TOUCH is a production of 20th Century Fox Television, Tailwind Productions and Chernin Entertainment. The series is created and written by Tim Kring. Kring, Francis Lawrence (“Water for Elephants”), Peter Chernin, Katherine Pope, Kiefer Sutherland and Suzan Bymel (“The War at Home”) are executive producers. Lawrence will direct the pilot.

Is it any good?
It isn’t half bad, actually. It’s entirely predictable, entirely implausible, and if you know even the slightest thing about science, your head will probably explode whenever anyone tries to rationalise it all. But the central conceit, which worked well for Heroes, less well for Six Degrees, has a nice, spiritual feel to it, the show can be touching at times, and working out how everyone’s going to end up interconnected is an interesting puzzle.

It has flaws, the most obvious of which is that most of the stories will get answered unsatisfactarily every episode and you’ll probably never see the characters again. The idea of a child who can communicate only in numbers doesn’t bear thinking about for more than a second. The home set-up and background to Kiefer and Kiefer Jr doesn’t work either. All attempts to do ‘overseas’ fail either slightly or catastrophically. And Guru’s character is essentially there to be disbelieving or encouraging, depending upon what the script demands, and characterisation, motivation, et al, will have to wait until future episodes.

But it still kind of works.
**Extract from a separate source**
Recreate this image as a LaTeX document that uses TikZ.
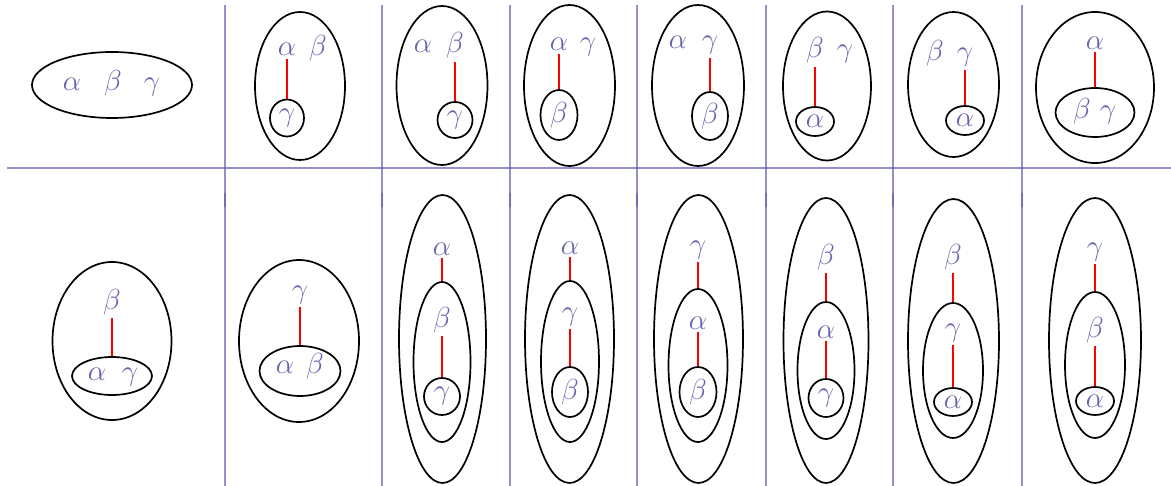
\documentclass[tikz,border=0pt]{standalone}
\usepackage{fix-cm}
\usetikzlibrary{shapes.geometric}
\definecolor{gridc}{RGB}{100,100,180}
\definecolor{txtc}{RGB}{100,100,172}
\tikzset{
  gridline/.style={draw=gridc, line width=1.2pt, opacity=0.7},
  ell/.style={ellipse, draw=black, line width=1.7pt, inner sep=0pt, minimum width=#1},
  letter/.style={text=txtc, inner sep=3pt, font=\fontsize{29}{34}\selectfont},
  bl/.style={letter, anchor=base},
  link/.style={draw=red, line width=2pt}
}
\begin{document}
\begin{tikzpicture}[x=1pt,y=-1pt]
\useasboundingbox (0,0) rectangle (1171,486);
% grid
\draw[gridline] (7,168) -- (1171,168);
\foreach \gx in {225,382,510,637,766,893,1022}{
  \draw[gridline] (\gx,5) -- (\gx,207);
  \draw[gridline] (\gx,193) -- (\gx,486);
}
% ---------------- top row ----------------
% cell 0
\node[ell=160pt, minimum height=66pt] (e0) at (112,85) {};
\node[bl] (a0) at (72,91) {$\alpha$};
\node[bl] (b0) at (113,91) {$\beta$};
\node[bl] (g0) at (152,91) {$\gamma$};
% cell 1
\node[ell=90pt, minimum height=148pt] (e1) at (300,86) {};
\node[bl] (a1) at (287,56) {$\alpha$};
\node[bl] (b1) at (318,56) {$\beta$};
\node[ell=34pt, minimum height=37pt] (i1) at (287,118) {};
\node[letter] (g1) at (i1.center) {$\gamma$};
\draw[link] (a1.south) -- (i1.north);
% cell 2
\node[ell=91pt, minimum height=159pt] (e2) at (442,85.5) {};
\node[bl] (a2) at (423,53) {$\alpha$};
\node[bl] (b2) at (455,53) {$\beta$};
\node[ell=35pt, minimum height=36pt] (i2) at (455,120) {};
\node[letter] (g2) at (i2.center) {$\gamma$};
\draw[link] (b2.south) -- (i2.north);
% cell 3
\node[ell=91pt, minimum height=161pt] (e3) at (569.5,85.5) {};
\node[bl] (a3) at (559,51) {$\alpha$};
\node[bl] (g3) at (588,51) {$\gamma$};
\node[ell=37pt, minimum height=50pt] (i3) at (559,115) {};
\node[letter] (b3) at (i3.center) {$\beta$};
\draw[link] (a3.south) -- (i3.north);
% cell 4
\node[ell=92pt, minimum height=161pt] (e4) at (698,85.5) {};
\node[bl] (a4) at (678,49) {$\alpha$};
\node[bl] (g4) at (710,49) {$\gamma$};
\node[ell=36pt, minimum height=48pt] (i4) at (710,116) {};
\node[letter] (b4) at (i4.center) {$\beta$};
\draw[link] (g4.south) -- (i4.north);
% cell 5
\node[ell=88pt, minimum height=149pt] (e5) at (827,86) {};
\node[bl] (b5) at (815,58) {$\beta$};
\node[bl] (g5) at (845,58) {$\gamma$};
\node[ell=38pt, minimum height=29pt] (i5) at (815,121.5) {};
\node[letter] (a5) at (i5.center) {$\alpha$};
\draw[link] (b5.south) -- (i5.north);
% cell 6
\node[ell=91pt, minimum height=145pt] (e6) at (953.5,84.5) {};
\node[bl] (b6) at (935,61) {$\beta$};
\node[bl] (g6) at (965,61) {$\gamma$};
\node[ell=38pt, minimum height=29pt] (i6) at (965,120.5) {};
\node[letter] (a6) at (i6.center) {$\alpha$};
\draw[link] (g6.south) -- (i6.north);
% cell 7
\node[ell=118pt, minimum height=151pt] (e7) at (1095,87.5) {};
\node[letter] (a7) at (1095,43) {$\alpha$};
\node[ell=79pt, minimum height=49pt] (i7) at (1095,112.5) {};
\node[bl] (b7) at (1082,119) {$\beta$};
\node[bl] (g7) at (1108,119) {$\gamma$};
\draw[link] (a7.south) -- (i7.north);
% ---------------- bottom row ----------------
% cell 0
\node[ell=119pt, minimum height=158pt] (f0) at (112,341) {};
\node[letter] (p0) at (112,302) {$\beta$};
\node[ell=80pt, minimum height=38pt] (j0) at (112,376) {};
\node[bl] (q0) at (97,381) {$\alpha$};
\node[bl] (r0) at (130,381) {$\gamma$};
\draw[link] (p0.south) -- (j0.north);
% cell 1
\node[ell=120pt, minimum height=162pt] (f1) at (299,341) {};
\node[letter] (p1) at (300,295) {$\gamma$};
\node[ell=81pt, minimum height=50pt] (j1) at (300,371) {};
\node[bl] (q1) at (285,374) {$\alpha$};
\node[bl] (r1) at (315,374) {$\beta$};
\draw[link] (p1.south) -- (j1.north);
% cell 2
\node[ell=87pt, minimum height=288pt] (f2) at (442.5,339) {};
\node[letter] (p2) at (442,249) {$\alpha$};
\node[ell=57pt, minimum height=160pt] (m2) at (442,362) {};
\node[letter] (q2) at (442,320) {$\beta$};
\node[ell=36pt, minimum height=37pt] (j2) at (442,396.5) {};
\node[letter] (r2) at (j2.center) {$\gamma$};
\draw[link] (p2.south) -- (m2.north);
\draw[link] (q2.south) -- (j2.north);
% cell 3
\node[ell=89pt, minimum height=288pt] (f3) at (569.5,339) {};
\node[letter] (p3) at (570,248) {$\alpha$};
\node[ell=58pt, minimum height=161pt] (m3) at (570,361.5) {};
\node[letter] (q3) at (570,317) {$\gamma$};
\node[ell=36pt, minimum height=50pt] (j3) at (570,392) {};
\node[letter] (r3) at (j3.center) {$\beta$};
\draw[link] (p3.south) -- (m3.north);
\draw[link] (q3.south) -- (j3.north);
% cell 4
\node[ell=89pt, minimum height=288pt] (f4) at (698.5,339) {};
\node[letter] (p4) at (698,250) {$\gamma$};
\node[ell=59pt, minimum height=153pt] (m4) at (698,365.5) {};
\node[letter] (q4) at (698,323) {$\alpha$};
\node[ell=37pt, minimum height=50pt] (j4) at (698,392) {};
\node[letter] (r4) at (j4.center) {$\beta$};
\draw[link] (p4.south) -- (m4.north);
\draw[link] (q4.south) -- (j4.north);
% cell 5
\node[ell=85pt, minimum height=285pt] (f5) at (826,340.5) {};
\node[letter] (p5) at (826,257) {$\beta$};
\node[ell=57pt, minimum height=137pt] (m5) at (826,370.5) {};
\node[letter] (q5) at (826,332) {$\alpha$};
\node[ell=35pt, minimum height=38pt] (j5) at (826,398) {};
\node[letter] (r5) at (j5.center) {$\gamma$};
\draw[link] (p5.south) -- (m5.north);
\draw[link] (q5.south) -- (j5.north);
% cell 6
\node[ell=91pt, minimum height=284pt] (f6) at (953.5,341) {};
\node[letter] (p6) at (953,257) {$\beta$};
\node[ell=60pt, minimum height=135pt] (m6) at (953,370.5) {};
\node[letter] (q6) at (953,333) {$\gamma$};
\node[ell=38pt, minimum height=28pt] (j6) at (953,402) {};
\node[letter] (r6) at (j6.center) {$\alpha$};
\draw[link] (p6.south) -- (m6.north);
\draw[link] (q6.south) -- (j6.north);
% cell 7
\node[ell=92pt, minimum height=285pt] (f7) at (1095,340.5) {};
\node[letter] (p7) at (1095,252) {$\gamma$};
\node[ell=60pt, minimum height=146pt] (m7) at (1095,365) {};
\node[letter] (q7) at (1095,330) {$\beta$};
\node[ell=38pt, minimum height=28pt] (j7) at (1095,401) {};
\node[letter] (r7) at (j7.center) {$\alpha$};
\draw[link] (p7.south) -- (m7.north);
\draw[link] (q7.south) -- (j7.north);
\end{tikzpicture}
\end{document}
Kiefer gets to say “Damn it!” and have the occasional fight. People who aren’t American get to turn up and be treated relatively respectively (well, except for the Japanese, for some reason). And just seeing the architecting of the massive coincidences, either by nature or by Kiefer Jr, is fascinating, just to see what Tim Kring thinks he can get away with. Worth a look in, at least, I reckon.

  • Jonathan Reed

    I think Sky’s idea with Sky Atlantic is that it’s a kind of premium HBO equivalent. In other words they mean to populate it with cable shows and more critically acclaimed basic network fare such as Friday Night Lights, Blue Bloods etc and Sky1 is for more mainstream popular basic network stuff such as House, Fringe, Glee, Simpsons and now Touch.
    I guess it doesn’t always match up perfectly to that rule but I think that’s their basic idea…

  • I don’t think Sky Atlantic was ever solely supposed to be US shows. That’s why it shows observational documentaries set among the fishing community in Cornwall and not-at-all-a-bit-like Come Dine With Me shows. I thought that it was just supposed to be the upmarket channel for premium programming. A BBC2 to Sky One’s BBC1 if you will. Or perhaps, more accurately an HBO to Sky One’s Cinemax.
    And of course, if Sky One stopped showing US imports, then they’d have an awful lot of airtime to fill. There are only so many hours of dance reality shows that they can use to fill those hours with…

  • Rob, Undercovers wasn’t dire. It was finding it’s rhythm. A shame it didn’t get more of a chance but the American South doesn’t take to a network series fronted by African Americans, you know, because of all the bigotry.
    Yes, I’m serious. That’s what killed the show here, I believe.
    Haven’t seen Touch. I’ve been burned by Kring before.